In 1993, the Music Department of the University of Chicago awarded him a four-year stipend to study Composition. His professors there included John Eaton, Jay Alan Yim, Andrew Imbrie, Shulamit Ran and Marta Ptaszynska, Computer Music and Composition with Howard Sandroff, and Conducting with Barbara Schubert. In 1995, He received the Paul and Olga Menn prize for original compositions for his Concerto For Piano And Double String Orchestra, performed that same year by the University of Chicago Symphony Orchestra with the composer at the piano. In 1996, to critical acclaim, violist Keith Conant premiered his Concerto da Camera with the Contemporary Chamber Players led by Barbara Schubert.

He has received commissions from organizations such as the "Rhijnauwen Chamber Music Festival", the DuPage Symphony Orchestra, the Chicago Chamber Musicians, the Rembrandt Chamber Players, The Orion Ensemble, the Sebastian String Quartet as well as individual artists Keith Conant, Katinka Kleijn and Elizabeth Ko.

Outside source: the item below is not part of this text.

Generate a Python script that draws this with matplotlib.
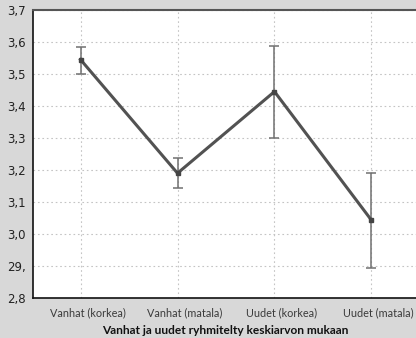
import matplotlib
matplotlib.use("Agg")
import matplotlib.pyplot as plt
import matplotlib.transforms as mtransforms

categories = ["Vanhat (korkea)", "Vanhat (matala)", "Uudet (korkea)", "Uudet (matala)"]
means = [3.545, 3.19, 3.445, 3.043]
upper = [3.585, 3.237, 3.588, 3.19]
lower = [3.50, 3.144, 3.30, 2.894]
ytick_vals = [2.8, 2.9, 3.0, 3.1, 3.2, 3.3, 3.4, 3.5, 3.6, 3.7]
ytick_labels = ["2,8", "29,", "3,0", "3,1", "3,2", "3,3", "3,4", "3,5", "3,6", "3,7"]
title = "Vanhat ja uudet ryhmitelty keskiarvon mukaan"

bg = "#d8d8d8"
fig = plt.figure(figsize=(4.16, 3.38), dpi=100, facecolor=bg)
ax = fig.add_axes([33/416, 40/338, (419-33)/416, 288/338])
ax.set_facecolor("white")

x = list(range(len(categories)))
yerr = [[m - l for m, l in zip(means, lower)], [u - m for m, u in zip(means, upper)]]
ax.errorbar(x, means, yerr=yerr, fmt="none", ecolor="#707070", elinewidth=1.1,
            capsize=3.5, capthick=1.1, zorder=3)
ax.plot(x, means, color="#525252", linewidth=2.2, marker="s", markersize=3.5,
        markerfacecolor="#444444", markeredgecolor="#444444", zorder=4)

ax.set_xlim(-0.49, 3.49)
ax.set_ylim(2.8, 3.7)
ax.set_yticks(ytick_vals)
ax.set_yticklabels(ytick_labels, fontsize=8.5, color="#222222")
ax.set_xticks(x)
ax.set_xticklabels(categories, fontsize=7.8, color="#3a3a3a", family="Lato")
ax.tick_params(axis="both", length=0)
ax.tick_params(axis="y", pad=5)
ax.tick_params(axis="x", pad=7)
offset = mtransforms.ScaledTranslation(0.07, 0, fig.dpi_scale_trans)
for lbl in ax.get_xticklabels():
    lbl.set_transform(lbl.get_transform() + offset)

ax.grid(True, color="#c4c4c4", linestyle=(0, (1.5, 2.5)), linewidth=0.8)
ax.set_axisbelow(True)

for s in ["left", "bottom"]:
    ax.spines[s].set_color("#111111")
    ax.spines[s].set_linewidth(1.2)
ax.spines["top"].set_color("#555555")
ax.spines["top"].set_linewidth(1.5)
ax.spines["right"].set_visible(False)

fig.text(225/416, 1 - 330/338, title, ha="center", va="center", fontsize=8.6,
         fontweight="bold", color="#111111", family="Lato")

fig.savefig("out.png", dpi=100, facecolor=bg)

All works have been performed in past concert seasons. In 2004 his Music for Flute and Piano, recorded by Mary Stolper for Cedille Records, received a favorable review in the Gramophone. He has been Composer in Residence at the Music in the Loft concert series and with Chicago’s New Music Ensemble CUBE. In this position, he received a grant from the American Composer’s Forum to write music for children’s concerts.


Charlie Williams

Charlie Williams serves both as MFA program faculty, teaching Music Technology Lab and Techniques of Synchronization, and as the MFA program's resident 'Logic Ninja', acquainting students with the ins and outs of composing using the latest generation of computer technology. A graduate of Northwestern University's piano performance program, he has concertized around the United States and in Europe. His performance of new music in the 2nd International Shostakovich Competition convinced the judging panel to award him a special prize for bringing the 20th century into a decidedly Romantic-era-leaning competition. Having exhausted his lifetime quota of days spent sitting by himself in a room practicing classical piano, Williams' current musical projects explore the possibilities inherent in the reconnection of "art" music and popular genres. His 2005 album Midnight for You with his group Mira Mira was praised as "pop music for thoughtful people" and "raw, indie pop in its truest form".